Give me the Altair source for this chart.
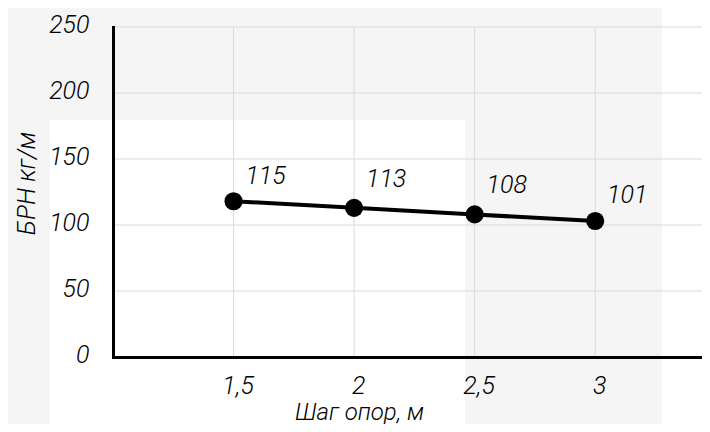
import altair as alt
import pandas as pd

# ---- data ----
steps = [1.5, 2.0, 2.5, 3.0]            # Шаг опор, м
brn = [118, 113, 108, 103]               # plotted point heights
label_text = ["115", "113", "108", "101"]  # data labels shown
label_val = [115, 113, 108, 101]
y_ticks = [0, 50, 100, 150, 200, 250]
x_ticks = [1.5, 2.0, 2.5, 3.0]
grid_y = [50, 100, 150, 200, 250]

df = pd.DataFrame({"step": steps, "brn": brn, "label": label_text, "lab": label_val})
gy = pd.DataFrame({"step": [1.5] * len(grid_y), "brn": grid_y})
gx = pd.DataFrame({"step": x_ticks, "brn": [0] * len(x_ticks)})
one = pd.DataFrame({"a": [0]})

FONT = "Roboto, DejaVu Sans Condensed, DejaVu Sans"
FW = 300
FS = 25
W, H = 589, 330
XMAX = 1 + W / 241.1

xs = alt.Scale(domain=[1, XMAX], nice=False, zero=False)
ys = alt.Scale(domain=[0, 250], nice=False)

x_axis = alt.Axis(
    values=x_ticks, grid=False, ticks=False, tickSize=0,
    domainColor="black", domainWidth=3, domainCap="square",
    labelExpr="replace(toString(datum.value), '.', ',')",
    labelFont=FONT, labelFontSize=FS, labelFontStyle="italic", labelFontWeight=FW,
    labelColor="black",
    labelPadding=28, labelBaseline="middle", labelOffset=4, labelFlush=False,
    title="Шаг опор, м", titleFont=FONT, titleFontSize=24, titleFontStyle="italic",
    titleFontWeight=FW, titleColor="black",
    titleX=246, titleY=55, titleAlign="center", titleBaseline="middle", titleAngle=0,
    zindex=1)
y_axis = alt.Axis(
    values=y_ticks, grid=False, ticks=False, tickSize=0,
    domainColor="black", domainWidth=3, domainCap="square",
    labelFont=FONT, labelFontSize=FS, labelFontStyle="italic", labelFontWeight=FW,
    labelColor="black",
    labelPadding=24, labelOffset=-3, labelFlush=False,
    title="БРН кг/м", titleFont=FONT, titleFontSize=FS, titleFontStyle="italic",
    titleFontWeight=FW, titleColor="black",
    titleX=-87, titleY=156, titleAlign="center", titleBaseline="middle", titleAngle=270,
    zindex=1)

X = alt.X("step:Q", scale=xs, axis=x_axis)
Y = alt.Y("brn:Q", scale=ys, axis=y_axis)

# decorative background patches (screenshot backdrop)
white_right = alt.Chart(one).mark_rect(color="white").encode(
    x=alt.value(549), x2=alt.value(600), y=alt.value(-19), y2=alt.value(400))
white_box = alt.Chart(one).mark_rect(color="white").encode(
    x=alt.value(-63), x2=alt.value(352), y=alt.value(93), y2=alt.value(400))

grid_h = alt.Chart(gy).mark_rule(color="#d9d9d9", strokeWidth=1).encode(y=Y)
grid_v = alt.Chart(gx).mark_rule(color="#d9d9d9", strokeWidth=1).encode(x=X)

base = alt.Chart(df)
line = base.mark_line(color="black", strokeWidth=4).encode(x=X, y=Y)
pts = base.mark_circle(size=330, color="black", opacity=1).encode(x=X, y=Y)
txt = base.mark_text(dx=32, dy=-29, font=FONT, fontSize=FS, fontStyle="italic",
                     fontWeight=FW, color="black", align="center",
                     baseline="middle").encode(
    x=X, y=alt.Y("lab:Q", scale=ys, axis=y_axis), text="label:N")

chart = alt.layer(white_right, white_box, grid_h, grid_v, line, pts, txt).properties(
    width=W, height=H,
    autosize=alt.AutoSizeParams(type="none"),
    padding={"left": 105, "top": 19, "right": 0, "bottom": 67},
    background="#f5f5f5",
).configure_view(strokeWidth=0)

chart.save("out.html", embed_options={"renderer": "svg", "actions": False})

----

▶ _Exercise requirements_:
Give back the whole listing as it stands, minus its pictures.

▶ _Task result_:
Give me the Altair source for this chart.
import altair as alt
import pandas as pd

# ---- data ----
steps = [1.5, 2.0, 2.5, 3.0]            # Шаг опор, м
brn = [118, 113, 108, 103]               # plotted point heights
label_text = ["115", "113", "108", "101"]  # data labels shown
label_val = [115, 113, 108, 101]
y_ticks = [0, 50, 100, 150, 200, 250]
x_ticks = [1.5, 2.0, 2.5, 3.0]
grid_y = [50, 100, 150, 200, 250]

df = pd.DataFrame({"step": steps, "brn": brn, "label": label_text, "lab": label_val})
gy = pd.DataFrame({"step": [1.5] * len(grid_y), "brn": grid_y})
gx = pd.DataFrame({"step": x_ticks, "brn": [0] * len(x_ticks)})
one = pd.DataFrame({"a": [0]})

FONT = "Roboto, DejaVu Sans Condensed, DejaVu Sans"
FW = 300
FS = 25
W, H = 589, 330
XMAX = 1 + W / 241.1

xs = alt.Scale(domain=[1, XMAX], nice=False, zero=False)
ys = alt.Scale(domain=[0, 250], nice=False)

x_axis = alt.Axis(
    values=x_ticks, grid=False, ticks=False, tickSize=0,
    domainColor="black", domainWidth=3, domainCap="square",
    labelExpr="replace(toString(datum.value), '.', ',')",
    labelFont=FONT, labelFontSize=FS, labelFontStyle="italic", labelFontWeight=FW,
    labelColor="black",
    labelPadding=28, labelBaseline="middle", labelOffset=4, labelFlush=False,
    title="Шаг опор, м", titleFont=FONT, titleFontSize=24, titleFontStyle="italic",
    titleFontWeight=FW, titleColor="black",
    titleX=246, titleY=55, titleAlign="center", titleBaseline="middle", titleAngle=0,
    zindex=1)
y_axis = alt.Axis(
    values=y_ticks, grid=False, ticks=False, tickSize=0,
    domainColor="black", domainWidth=3, domainCap="square",
    labelFont=FONT, labelFontSize=FS, labelFontStyle="italic", labelFontWeight=FW,
    labelColor="black",
    labelPadding=24, labelOffset=-3, labelFlush=False,
    title="БРН кг/м", titleFont=FONT, titleFontSize=FS, titleFontStyle="italic",
    titleFontWeight=FW, titleColor="black",
    titleX=-87, titleY=156, titleAlign="center", titleBaseline="middle", titleAngle=270,
    zindex=1)

X = alt.X("step:Q", scale=xs, axis=x_axis)
Y = alt.Y("brn:Q", scale=ys, axis=y_axis)

# decorative background patches (screenshot backdrop)
white_right = alt.Chart(one).mark_rect(color="white").encode(
    x=alt.value(549), x2=alt.value(600), y=alt.value(-19), y2=alt.value(400))
white_box = alt.Chart(one).mark_rect(color="white").encode(
    x=alt.value(-63), x2=alt.value(352), y=alt.value(93), y2=alt.value(400))

grid_h = alt.Chart(gy).mark_rule(color="#d9d9d9", strokeWidth=1).encode(y=Y)
grid_v = alt.Chart(gx).mark_rule(color="#d9d9d9", strokeWidth=1).encode(x=X)

base = alt.Chart(df)
line = base.mark_line(color="black", strokeWidth=4).encode(x=X, y=Y)
pts = base.mark_circle(size=330, color="black", opacity=1).encode(x=X, y=Y)
txt = base.mark_text(dx=32, dy=-29, font=FONT, fontSize=FS, fontStyle="italic",
                     fontWeight=FW, color="black", align="center",
                     baseline="middle").encode(
    x=X, y=alt.Y("lab:Q", scale=ys, axis=y_axis), text="label:N")

chart = alt.layer(white_right, white_box, grid_h, grid_v, line, pts, txt).properties(
    width=W, height=H,
    autosize=alt.AutoSizeParams(type="none"),
    padding={"left": 105, "top": 19, "right": 0, "bottom": 67},
    background="#f5f5f5",
).configure_view(strokeWidth=0)

chart.save("out.html", embed_options={"renderer": "svg", "actions": False})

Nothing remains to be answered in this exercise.